Q:

What is the difference between a wrist sprain and a fracture?

A:

People often assume that sprains are just less serious injuries than fractures. However, according to WebMD, sprains and fractures are different types of injury that affect connective tissue and bone, respectively. A fracture is when a bone breaks, and a sprain is the tearing and inflammation of tendons or ligaments.

The difference between these injuries is not a matter of severity; it is which part of the body is affected. WebMD explains that both fractures and sprains are potentially serious injuries, and they are often hard to tell apart since the damage is internal. According to HowStuffWorks, there are some signs that point to a fracture. Fractures are often accompanied by a loud crack or popping sound when the injury is sustained. Fractures are also sometimes characterized by a visible displacement of the bone, fragments of bone protruding through the skin, or abnormal movement of the bone. In the absence of such obvious signs, an X-ray is typically needed to tell the difference.

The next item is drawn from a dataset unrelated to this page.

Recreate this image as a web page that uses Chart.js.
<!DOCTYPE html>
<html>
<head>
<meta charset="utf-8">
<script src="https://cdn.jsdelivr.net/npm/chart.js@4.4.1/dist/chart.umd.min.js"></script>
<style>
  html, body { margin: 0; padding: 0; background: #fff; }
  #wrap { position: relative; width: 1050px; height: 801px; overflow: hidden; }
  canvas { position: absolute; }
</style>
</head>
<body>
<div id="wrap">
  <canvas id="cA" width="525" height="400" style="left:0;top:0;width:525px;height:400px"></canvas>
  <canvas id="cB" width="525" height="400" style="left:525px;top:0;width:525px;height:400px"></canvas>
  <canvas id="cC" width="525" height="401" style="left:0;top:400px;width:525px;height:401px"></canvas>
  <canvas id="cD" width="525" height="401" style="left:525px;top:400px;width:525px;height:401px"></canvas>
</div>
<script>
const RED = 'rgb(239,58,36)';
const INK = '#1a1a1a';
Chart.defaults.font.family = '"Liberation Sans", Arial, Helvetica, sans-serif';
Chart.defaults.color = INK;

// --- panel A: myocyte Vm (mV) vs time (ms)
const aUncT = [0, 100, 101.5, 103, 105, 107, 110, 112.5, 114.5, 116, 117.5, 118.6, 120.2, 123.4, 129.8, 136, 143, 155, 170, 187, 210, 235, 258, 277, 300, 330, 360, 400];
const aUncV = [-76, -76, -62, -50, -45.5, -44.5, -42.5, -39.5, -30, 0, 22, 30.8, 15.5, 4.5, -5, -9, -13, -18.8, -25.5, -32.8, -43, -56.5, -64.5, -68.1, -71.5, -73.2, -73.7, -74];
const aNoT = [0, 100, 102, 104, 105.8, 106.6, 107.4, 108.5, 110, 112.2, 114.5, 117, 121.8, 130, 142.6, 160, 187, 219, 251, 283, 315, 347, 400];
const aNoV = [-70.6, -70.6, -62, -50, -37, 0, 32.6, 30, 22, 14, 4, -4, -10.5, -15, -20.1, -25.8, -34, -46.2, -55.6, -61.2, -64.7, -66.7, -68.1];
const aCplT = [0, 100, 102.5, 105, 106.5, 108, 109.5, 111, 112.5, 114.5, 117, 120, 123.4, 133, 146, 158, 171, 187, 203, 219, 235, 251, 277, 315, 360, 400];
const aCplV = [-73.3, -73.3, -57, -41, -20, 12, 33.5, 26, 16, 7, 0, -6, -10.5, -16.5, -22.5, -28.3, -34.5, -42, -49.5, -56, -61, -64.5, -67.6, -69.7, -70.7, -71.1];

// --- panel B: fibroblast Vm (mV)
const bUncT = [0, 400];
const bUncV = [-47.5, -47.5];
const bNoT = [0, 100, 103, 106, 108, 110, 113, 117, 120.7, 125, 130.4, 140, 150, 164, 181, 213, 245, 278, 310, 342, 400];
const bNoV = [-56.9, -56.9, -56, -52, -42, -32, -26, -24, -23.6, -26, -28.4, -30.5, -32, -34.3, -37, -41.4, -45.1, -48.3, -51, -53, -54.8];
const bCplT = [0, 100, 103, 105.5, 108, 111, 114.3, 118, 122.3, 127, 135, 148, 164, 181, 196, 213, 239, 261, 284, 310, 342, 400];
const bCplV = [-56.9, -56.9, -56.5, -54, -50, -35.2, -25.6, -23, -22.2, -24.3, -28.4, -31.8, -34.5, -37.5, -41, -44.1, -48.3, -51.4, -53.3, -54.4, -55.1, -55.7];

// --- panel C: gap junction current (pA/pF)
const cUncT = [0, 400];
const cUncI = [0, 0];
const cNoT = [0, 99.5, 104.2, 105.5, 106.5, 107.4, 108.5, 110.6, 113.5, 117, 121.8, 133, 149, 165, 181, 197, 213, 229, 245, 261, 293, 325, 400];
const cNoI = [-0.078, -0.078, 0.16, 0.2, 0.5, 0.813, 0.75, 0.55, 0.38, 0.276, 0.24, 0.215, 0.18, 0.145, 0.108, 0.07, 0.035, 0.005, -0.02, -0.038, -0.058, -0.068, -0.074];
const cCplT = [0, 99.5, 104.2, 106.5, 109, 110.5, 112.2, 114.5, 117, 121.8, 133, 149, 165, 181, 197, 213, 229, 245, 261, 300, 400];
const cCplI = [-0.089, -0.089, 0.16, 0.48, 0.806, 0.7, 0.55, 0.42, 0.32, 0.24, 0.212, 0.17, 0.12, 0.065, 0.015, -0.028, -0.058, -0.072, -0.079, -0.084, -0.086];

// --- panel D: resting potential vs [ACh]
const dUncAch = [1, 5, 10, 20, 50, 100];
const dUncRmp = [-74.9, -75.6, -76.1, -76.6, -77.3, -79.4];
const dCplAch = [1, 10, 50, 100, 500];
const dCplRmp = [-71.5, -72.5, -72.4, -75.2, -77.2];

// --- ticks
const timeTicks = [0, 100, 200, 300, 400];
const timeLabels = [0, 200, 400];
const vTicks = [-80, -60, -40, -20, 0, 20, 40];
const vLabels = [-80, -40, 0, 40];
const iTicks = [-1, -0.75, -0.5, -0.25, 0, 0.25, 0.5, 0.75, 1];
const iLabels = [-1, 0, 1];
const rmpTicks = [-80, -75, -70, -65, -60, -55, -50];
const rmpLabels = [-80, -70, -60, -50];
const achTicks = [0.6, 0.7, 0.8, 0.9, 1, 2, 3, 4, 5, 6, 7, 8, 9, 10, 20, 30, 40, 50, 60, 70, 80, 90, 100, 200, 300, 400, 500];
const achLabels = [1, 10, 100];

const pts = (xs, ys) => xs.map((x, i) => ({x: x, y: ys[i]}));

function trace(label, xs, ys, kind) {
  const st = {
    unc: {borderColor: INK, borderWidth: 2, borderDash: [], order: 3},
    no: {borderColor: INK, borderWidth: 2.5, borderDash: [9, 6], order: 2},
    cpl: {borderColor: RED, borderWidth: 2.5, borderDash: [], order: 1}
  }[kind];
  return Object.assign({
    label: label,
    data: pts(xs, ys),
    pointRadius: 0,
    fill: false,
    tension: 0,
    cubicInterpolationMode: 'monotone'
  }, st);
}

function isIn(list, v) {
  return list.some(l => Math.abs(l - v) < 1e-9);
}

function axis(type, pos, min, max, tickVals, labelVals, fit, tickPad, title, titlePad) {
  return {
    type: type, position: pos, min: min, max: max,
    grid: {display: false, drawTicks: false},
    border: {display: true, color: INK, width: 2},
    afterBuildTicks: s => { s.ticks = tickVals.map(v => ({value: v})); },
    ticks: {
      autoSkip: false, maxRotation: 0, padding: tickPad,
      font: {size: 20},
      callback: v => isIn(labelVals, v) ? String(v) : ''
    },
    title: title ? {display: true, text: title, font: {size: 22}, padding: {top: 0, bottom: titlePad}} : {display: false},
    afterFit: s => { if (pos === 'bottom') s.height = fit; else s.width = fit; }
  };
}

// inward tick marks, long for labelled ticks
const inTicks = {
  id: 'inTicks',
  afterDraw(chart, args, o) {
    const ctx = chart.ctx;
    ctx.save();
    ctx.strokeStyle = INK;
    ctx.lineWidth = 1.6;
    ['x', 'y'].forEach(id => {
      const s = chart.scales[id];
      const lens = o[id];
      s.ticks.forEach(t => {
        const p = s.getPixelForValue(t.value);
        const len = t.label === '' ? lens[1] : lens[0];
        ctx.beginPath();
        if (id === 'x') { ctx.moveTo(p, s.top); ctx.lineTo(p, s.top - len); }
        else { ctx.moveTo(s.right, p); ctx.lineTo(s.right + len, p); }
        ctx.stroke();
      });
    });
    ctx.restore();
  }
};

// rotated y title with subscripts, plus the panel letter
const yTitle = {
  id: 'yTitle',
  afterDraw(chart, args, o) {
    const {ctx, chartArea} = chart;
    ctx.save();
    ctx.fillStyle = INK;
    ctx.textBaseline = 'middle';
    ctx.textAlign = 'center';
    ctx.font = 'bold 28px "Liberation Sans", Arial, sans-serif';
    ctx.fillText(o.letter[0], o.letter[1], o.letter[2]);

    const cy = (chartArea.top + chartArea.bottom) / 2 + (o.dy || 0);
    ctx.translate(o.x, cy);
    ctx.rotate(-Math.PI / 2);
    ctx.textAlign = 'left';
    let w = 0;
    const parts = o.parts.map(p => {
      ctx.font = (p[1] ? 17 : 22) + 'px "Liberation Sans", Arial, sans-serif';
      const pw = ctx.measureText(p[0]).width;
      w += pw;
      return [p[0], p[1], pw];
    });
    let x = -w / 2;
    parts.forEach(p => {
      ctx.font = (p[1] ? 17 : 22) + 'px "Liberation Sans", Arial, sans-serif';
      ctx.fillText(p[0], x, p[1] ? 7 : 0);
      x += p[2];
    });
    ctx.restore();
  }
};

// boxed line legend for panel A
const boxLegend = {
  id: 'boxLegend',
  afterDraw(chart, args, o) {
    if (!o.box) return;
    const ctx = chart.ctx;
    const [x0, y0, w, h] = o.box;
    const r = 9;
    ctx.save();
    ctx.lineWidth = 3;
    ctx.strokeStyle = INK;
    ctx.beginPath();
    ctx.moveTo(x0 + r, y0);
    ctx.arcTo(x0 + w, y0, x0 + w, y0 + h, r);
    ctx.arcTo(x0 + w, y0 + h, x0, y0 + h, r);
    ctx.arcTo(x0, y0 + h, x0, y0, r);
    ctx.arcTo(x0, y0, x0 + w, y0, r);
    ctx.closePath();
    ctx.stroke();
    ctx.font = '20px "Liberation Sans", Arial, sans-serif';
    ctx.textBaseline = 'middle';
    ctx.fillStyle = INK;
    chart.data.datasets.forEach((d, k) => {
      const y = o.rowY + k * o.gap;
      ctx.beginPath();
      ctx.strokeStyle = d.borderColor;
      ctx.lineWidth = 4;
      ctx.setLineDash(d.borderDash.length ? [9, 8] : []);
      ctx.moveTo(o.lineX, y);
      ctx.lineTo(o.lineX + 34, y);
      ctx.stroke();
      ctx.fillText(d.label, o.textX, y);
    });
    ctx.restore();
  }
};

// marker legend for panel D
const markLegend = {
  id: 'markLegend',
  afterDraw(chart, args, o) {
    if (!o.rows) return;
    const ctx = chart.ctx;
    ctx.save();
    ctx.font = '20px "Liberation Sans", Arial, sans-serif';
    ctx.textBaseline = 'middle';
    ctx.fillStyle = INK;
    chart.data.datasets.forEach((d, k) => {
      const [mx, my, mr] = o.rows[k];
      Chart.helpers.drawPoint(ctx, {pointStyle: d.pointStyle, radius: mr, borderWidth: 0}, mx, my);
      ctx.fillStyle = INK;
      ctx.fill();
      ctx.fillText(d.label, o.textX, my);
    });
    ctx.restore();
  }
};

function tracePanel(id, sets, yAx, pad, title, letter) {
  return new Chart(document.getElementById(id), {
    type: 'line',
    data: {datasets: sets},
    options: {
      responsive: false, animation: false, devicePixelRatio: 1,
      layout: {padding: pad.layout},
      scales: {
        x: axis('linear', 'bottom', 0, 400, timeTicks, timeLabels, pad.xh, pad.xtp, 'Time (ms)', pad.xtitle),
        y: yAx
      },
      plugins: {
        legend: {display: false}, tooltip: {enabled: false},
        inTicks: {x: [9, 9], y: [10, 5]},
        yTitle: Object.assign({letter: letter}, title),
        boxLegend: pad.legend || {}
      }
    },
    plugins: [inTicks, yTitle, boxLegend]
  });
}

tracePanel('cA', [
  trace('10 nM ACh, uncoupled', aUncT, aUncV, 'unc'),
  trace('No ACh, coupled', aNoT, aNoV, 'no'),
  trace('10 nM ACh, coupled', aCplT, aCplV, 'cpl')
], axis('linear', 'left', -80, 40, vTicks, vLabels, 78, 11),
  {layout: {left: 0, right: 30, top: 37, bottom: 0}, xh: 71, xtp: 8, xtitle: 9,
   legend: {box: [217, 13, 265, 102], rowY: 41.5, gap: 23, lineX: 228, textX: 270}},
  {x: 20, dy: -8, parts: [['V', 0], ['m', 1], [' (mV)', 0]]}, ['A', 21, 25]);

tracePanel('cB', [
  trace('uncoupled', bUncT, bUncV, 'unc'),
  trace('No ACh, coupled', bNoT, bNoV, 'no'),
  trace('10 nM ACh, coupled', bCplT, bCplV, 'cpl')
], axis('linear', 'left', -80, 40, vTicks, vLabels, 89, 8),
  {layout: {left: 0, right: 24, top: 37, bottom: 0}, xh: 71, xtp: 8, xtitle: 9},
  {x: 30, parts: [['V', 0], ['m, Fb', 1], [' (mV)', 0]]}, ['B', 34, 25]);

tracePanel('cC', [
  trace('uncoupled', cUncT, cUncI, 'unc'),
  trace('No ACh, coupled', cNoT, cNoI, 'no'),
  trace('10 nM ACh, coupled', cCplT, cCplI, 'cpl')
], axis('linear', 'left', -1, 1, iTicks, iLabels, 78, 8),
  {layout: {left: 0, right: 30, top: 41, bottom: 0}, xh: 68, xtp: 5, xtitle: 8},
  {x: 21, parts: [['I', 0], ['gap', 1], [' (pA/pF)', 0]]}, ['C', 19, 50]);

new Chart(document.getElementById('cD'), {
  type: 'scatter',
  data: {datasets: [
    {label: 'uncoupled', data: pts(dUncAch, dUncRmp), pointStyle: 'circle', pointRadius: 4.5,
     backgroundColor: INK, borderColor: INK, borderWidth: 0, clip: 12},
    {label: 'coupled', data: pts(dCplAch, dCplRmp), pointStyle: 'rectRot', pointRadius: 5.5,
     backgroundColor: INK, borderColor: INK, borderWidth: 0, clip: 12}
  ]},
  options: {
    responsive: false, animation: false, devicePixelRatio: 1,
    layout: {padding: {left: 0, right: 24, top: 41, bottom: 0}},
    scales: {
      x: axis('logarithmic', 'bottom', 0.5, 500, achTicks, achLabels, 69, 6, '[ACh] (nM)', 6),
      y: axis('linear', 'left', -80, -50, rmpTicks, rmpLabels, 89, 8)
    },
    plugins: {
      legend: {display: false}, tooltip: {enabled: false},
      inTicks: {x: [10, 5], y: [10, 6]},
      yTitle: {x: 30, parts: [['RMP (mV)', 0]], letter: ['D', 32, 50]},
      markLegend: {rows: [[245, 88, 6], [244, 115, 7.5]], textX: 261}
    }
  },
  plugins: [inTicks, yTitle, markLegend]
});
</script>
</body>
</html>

Sprains are the result of tearing in the tendons or ligaments of a joint, and they usually cause pain and tenderness, swelling, and discoloration of the area. However, these are also frequent symptoms of a fracture, and both sprains and fractures have the potential to develop serious complications if left untreated. Seek immediate medical attention when either injury is suspected so that a medical professional is able to make a proper determination and treat the injury accordingly.